Madrid

The Madrids raise cattle in the mountain valleys of southwest Montana where picturesque landscapes, snow and happy calves abound. 

HARRISON, Mont. – Chris and Jena Madrid possess two undeniable qualities: they are extremely hard working and they tend to be optimists, especially when it comes to the weather. The two have been in production agriculture long enough to know the weather could always be worse.

For the most part, weather has been pretty nice for calving. It would snow occasionally, but the cooler nights were often paired with relatively warm sunny days. Of course the mixture of snow and sun leads to mud.

“We got about 4-5 inches of new snow last night and right now it’s 45 degrees out, so it’s getting pretty soupy,” Chris said during a phone call on the last day of March.

Chris was raised on the deserts of New Mexico where moisture was essentially non-existent and sweltering heat was the norm.
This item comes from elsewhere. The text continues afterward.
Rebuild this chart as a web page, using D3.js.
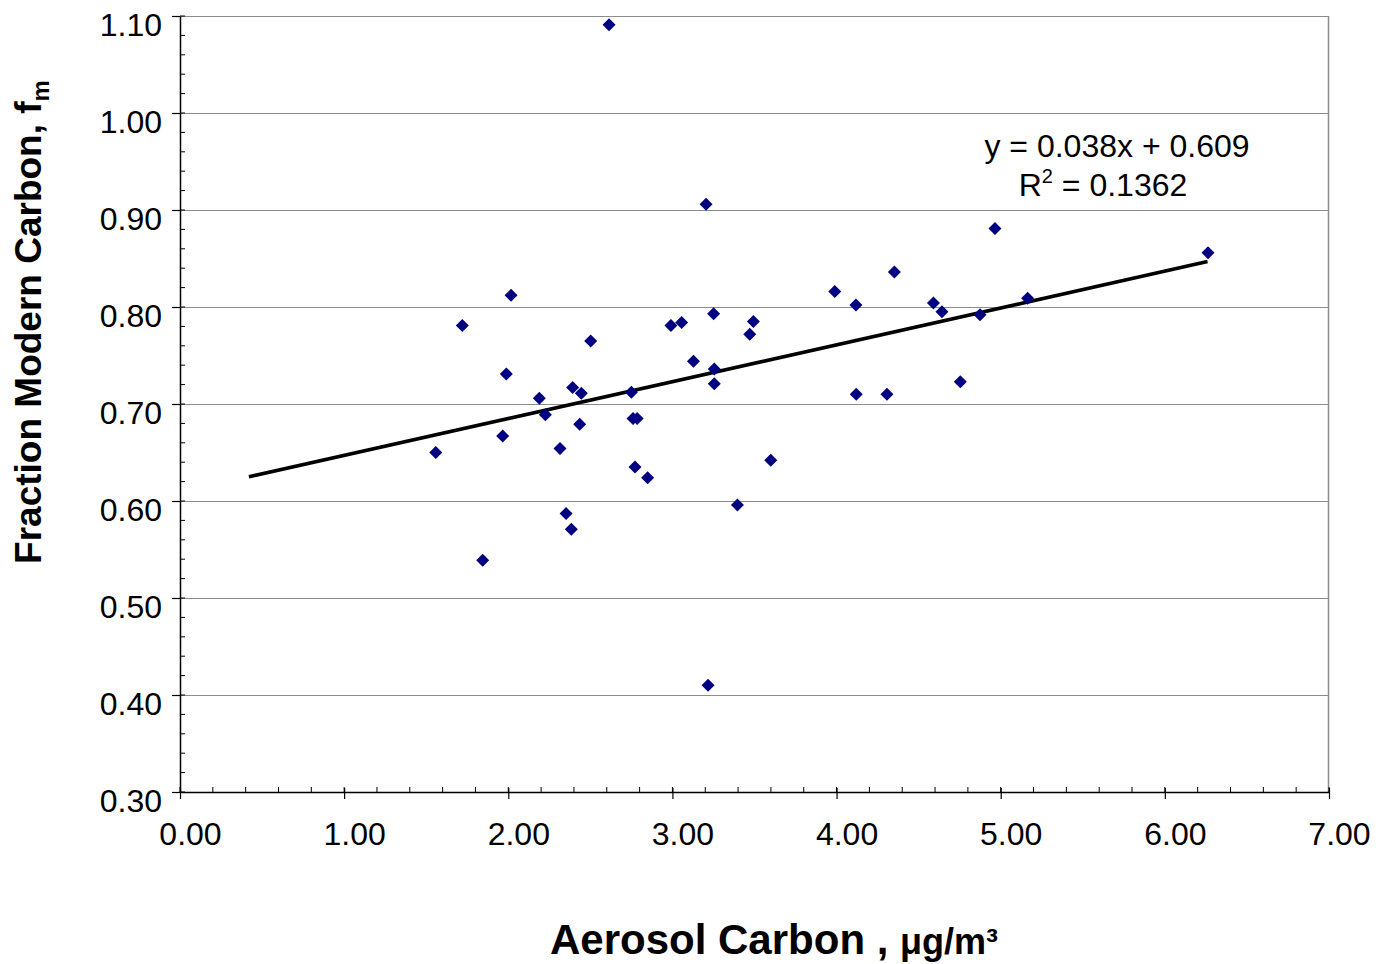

Needless to say, upon moving to Montana, Chris quickly learned that moisture is always a blessing, even if it comes at inconvenient times.

“I got to work at 4:30 a.m., and I was just grinning like a school boy at all that heavy, wet moisture,” chuckled Chris during his report.

As is typical, the last few weeks of the Madrid’s calving season seem to be trudging along at a snail’s pace. Calving season can be intense when calves are coming at a steady rate, but conversely, when the calving rate goes nearly idle, it often feels like those last few head may actually never give birth.

Chris isn’t so sure his calving rate hasn’t come to stand still, at least it certainly feels that way.

“I think the last time I talked to you I said we had like 60 head left to calve and it feels like we still have 60 head left to calve,” he said.

In reality though, the calves are still coming, so Chris and Jena can be relieved to know there is in fact a life after calving season.

As soon as calving season wraps up for the Madrids, they will jump right into breeding season. In fact, the two seasons overlap slightly. During the last week of March, Chris and Jena put CIDRS in 90 replacement heifers. The CIDRS will be removed after 14 days and the heifers will be left alone for 16 days. After the 16-day break, the heifers will be given a shot of Esturmate and then be AI’ed about three days later.

In the days leading up to breeding season, the Madrids changed up their feed ration. Immediately following parturition, the Madrid’s cattle enjoy a diet of mostly grass hay. That way the feed is not too hot, and therefore doesn’t make the milk too rich for the baby calves.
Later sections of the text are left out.